Petani sekaligus peternak seperti Pak Sarji juga menggunakan pupuk organik tersebut untuk menyuburkan tanaman pertanian seperti bawang dan padi miliknya. Tanpa harus menggandalkan pupuk kimia. Secara ekonomis ini jelas menguntungkan dan lebih ramah bagi ekosistem.
Ada proses terbarukan dalam pembuatan biogas. Rumput gajah yang disiram pupuk cair organik akan tumbuh dengan subur. Rumput tersebut kemudian menjadi pakan ternak. Sapi-sapi mengeluarkan kotoran yang dimanfaatkan menjadi gas dan juga pupuk organik. Begitu seterusnya sehingga tidak ada yang terbuang sia-sia.

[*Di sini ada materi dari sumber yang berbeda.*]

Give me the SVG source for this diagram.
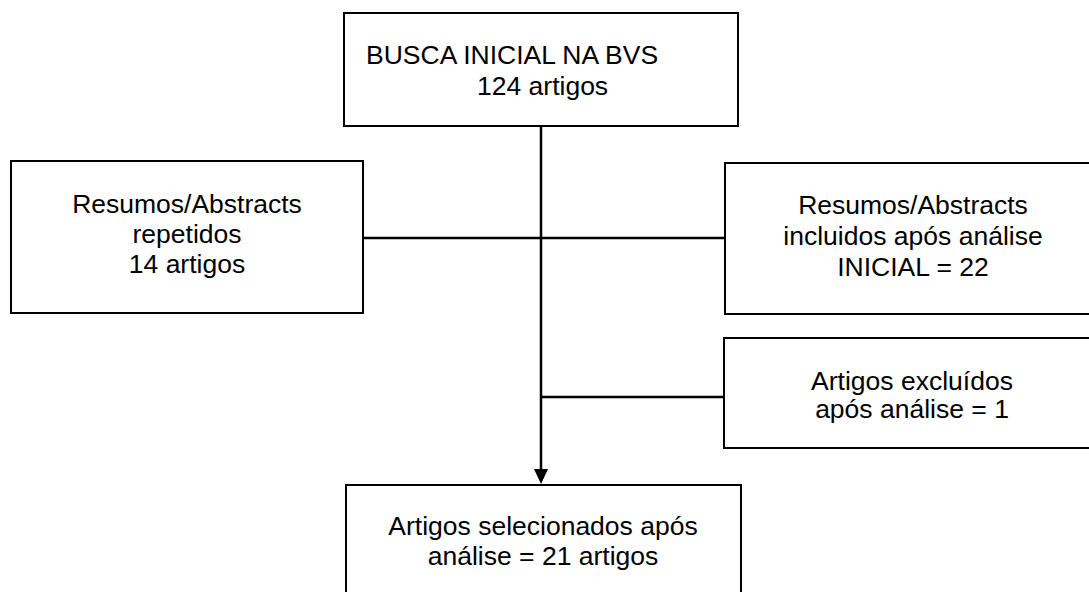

Di era serba praktis sekarang ini memang masyarakat lebih memilih gas elpiji. Perlu sosialisasi terus menerus untuk merubah mindsetmasyarakat terhadap ketergantungan pada bahan bakar minyak dan gas bumi. Di sisi lain. peternak yang hanya memiliki satu-dua ekor sapi masih enggan untuk membuat biogas.

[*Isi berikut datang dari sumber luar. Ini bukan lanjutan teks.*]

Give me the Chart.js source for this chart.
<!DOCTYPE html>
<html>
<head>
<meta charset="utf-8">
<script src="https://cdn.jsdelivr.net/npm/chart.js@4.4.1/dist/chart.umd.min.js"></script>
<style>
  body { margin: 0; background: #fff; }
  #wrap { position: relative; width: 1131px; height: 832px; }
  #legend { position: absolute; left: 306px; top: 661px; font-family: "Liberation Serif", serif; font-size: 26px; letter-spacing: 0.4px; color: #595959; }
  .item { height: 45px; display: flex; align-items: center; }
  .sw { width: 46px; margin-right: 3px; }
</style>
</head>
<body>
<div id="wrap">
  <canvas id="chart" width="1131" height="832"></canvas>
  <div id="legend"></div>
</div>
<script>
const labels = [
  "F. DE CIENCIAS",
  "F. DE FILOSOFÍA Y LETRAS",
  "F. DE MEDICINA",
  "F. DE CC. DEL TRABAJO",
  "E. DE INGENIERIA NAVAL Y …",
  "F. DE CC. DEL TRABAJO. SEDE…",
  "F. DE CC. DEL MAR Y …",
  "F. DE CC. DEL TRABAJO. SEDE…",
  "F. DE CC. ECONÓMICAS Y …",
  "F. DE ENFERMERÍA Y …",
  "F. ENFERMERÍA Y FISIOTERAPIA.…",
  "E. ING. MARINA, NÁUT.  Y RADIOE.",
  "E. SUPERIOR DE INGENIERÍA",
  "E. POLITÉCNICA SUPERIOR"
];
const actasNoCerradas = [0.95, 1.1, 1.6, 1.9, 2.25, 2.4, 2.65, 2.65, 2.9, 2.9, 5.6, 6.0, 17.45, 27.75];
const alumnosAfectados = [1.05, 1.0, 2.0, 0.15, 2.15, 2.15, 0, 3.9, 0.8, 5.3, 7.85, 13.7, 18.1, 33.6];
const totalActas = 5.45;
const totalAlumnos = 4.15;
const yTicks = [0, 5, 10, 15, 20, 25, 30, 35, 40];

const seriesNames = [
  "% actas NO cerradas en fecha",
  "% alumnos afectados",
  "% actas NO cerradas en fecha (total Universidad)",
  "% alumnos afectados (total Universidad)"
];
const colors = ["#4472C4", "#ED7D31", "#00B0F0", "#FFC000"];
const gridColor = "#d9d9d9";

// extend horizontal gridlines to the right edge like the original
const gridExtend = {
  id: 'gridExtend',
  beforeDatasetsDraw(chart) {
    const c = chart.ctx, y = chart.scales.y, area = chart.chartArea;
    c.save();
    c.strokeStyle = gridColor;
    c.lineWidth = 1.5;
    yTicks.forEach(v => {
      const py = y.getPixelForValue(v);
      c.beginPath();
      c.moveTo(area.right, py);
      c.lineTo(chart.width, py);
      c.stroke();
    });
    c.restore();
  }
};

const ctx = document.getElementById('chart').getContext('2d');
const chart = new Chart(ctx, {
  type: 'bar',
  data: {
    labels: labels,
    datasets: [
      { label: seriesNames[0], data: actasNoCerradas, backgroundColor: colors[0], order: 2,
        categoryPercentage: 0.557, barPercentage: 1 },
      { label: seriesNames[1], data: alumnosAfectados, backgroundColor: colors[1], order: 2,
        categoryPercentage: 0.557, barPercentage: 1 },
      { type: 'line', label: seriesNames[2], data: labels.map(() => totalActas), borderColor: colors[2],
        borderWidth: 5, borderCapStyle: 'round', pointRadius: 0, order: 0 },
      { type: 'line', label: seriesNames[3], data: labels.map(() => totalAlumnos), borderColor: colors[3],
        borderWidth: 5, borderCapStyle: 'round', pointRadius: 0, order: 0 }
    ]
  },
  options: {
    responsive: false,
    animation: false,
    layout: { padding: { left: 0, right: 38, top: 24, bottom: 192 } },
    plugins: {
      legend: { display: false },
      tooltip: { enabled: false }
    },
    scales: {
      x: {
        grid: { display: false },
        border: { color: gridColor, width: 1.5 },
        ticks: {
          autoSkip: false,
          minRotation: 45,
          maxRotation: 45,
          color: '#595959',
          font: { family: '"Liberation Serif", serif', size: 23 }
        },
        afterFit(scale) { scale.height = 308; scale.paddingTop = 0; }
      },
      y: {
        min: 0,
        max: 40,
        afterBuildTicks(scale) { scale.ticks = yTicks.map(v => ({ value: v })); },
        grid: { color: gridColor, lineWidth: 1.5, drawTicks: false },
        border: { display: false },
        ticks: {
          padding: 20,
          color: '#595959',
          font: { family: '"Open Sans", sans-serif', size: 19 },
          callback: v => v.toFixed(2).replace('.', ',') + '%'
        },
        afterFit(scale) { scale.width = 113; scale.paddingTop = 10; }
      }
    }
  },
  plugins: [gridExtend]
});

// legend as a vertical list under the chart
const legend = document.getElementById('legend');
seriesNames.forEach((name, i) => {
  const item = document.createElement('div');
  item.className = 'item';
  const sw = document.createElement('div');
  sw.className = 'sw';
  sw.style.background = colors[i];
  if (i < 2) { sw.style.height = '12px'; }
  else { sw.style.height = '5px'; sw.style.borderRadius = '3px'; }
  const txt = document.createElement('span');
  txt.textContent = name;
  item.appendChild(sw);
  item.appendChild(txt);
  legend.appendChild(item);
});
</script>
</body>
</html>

Berharap pemerintah dan Pertamina bisa membantu dalam pengembangan biogas di kalangan peternak sapi. Caranya dengan menyatukan sapi-sapi milik peternak mandiri dalam sebuah kandang besar. Kemudian diharapkan pemerintah membantu pembuatan instalasi biogas. Produksi biogas itu kemudian dialirkan ke rumah-rumah.

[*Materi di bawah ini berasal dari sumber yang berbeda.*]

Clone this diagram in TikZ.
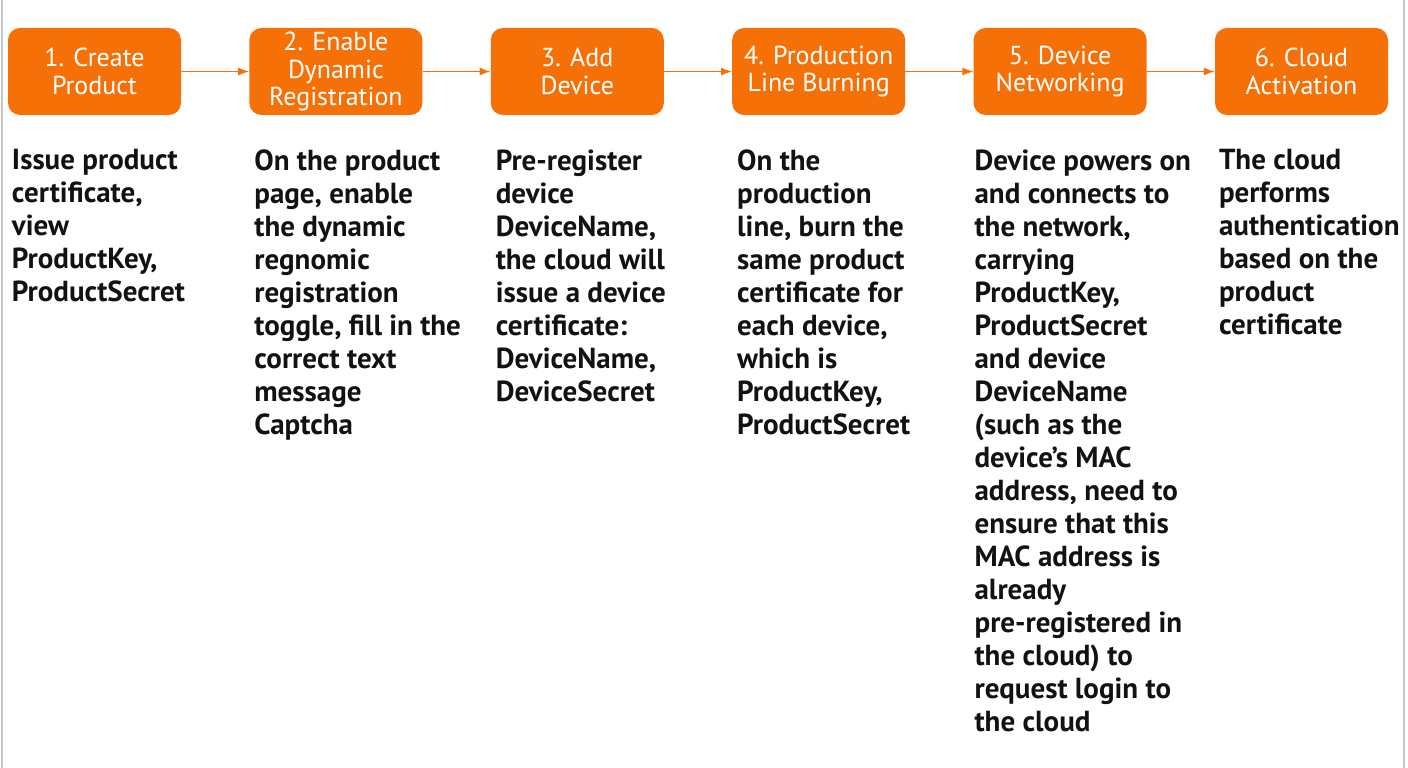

Untuk membuat biogas tidak hanya kotoran sapi saja yang bisa dimanfaatkan limbah organik yang berasal dari pasar seperti sayuran bisa juga dimanfaatkan. Kita tahu pasar dan rumah tangga di kota – kota besar bisa menghasilkan berton – ton sampah organik setiap harinya. Semua itu ada di sekitar kita bukan ? tanpa harus mengeluarkan biaya untuk survey, eksplorasi dan tranportasi kita bisa menikmati sumber energi yang murah sekaligus ramah lingkungan.
Biogas dalam jumlah yang besar bisa dijadikan sebagai pembangkit energi listrik, biogas bisa menjadi bahan bakar penggerak generator. Sebuah potensi yang luar biasa dalam usaha kita mengurai ketergantungan terhadap sumber energi yang tidak bisa diperbarui.
Secara luas, pemanfaatan biogas sebagai sumber energi alternatif Negara akan sangat diuntungkan. Impor gas dan beban subsidi akan berkurang. Dana bisa dialokasikan untuk pembangunan infrastruktur sarana dan prasarana pendidikan atau kesehatan.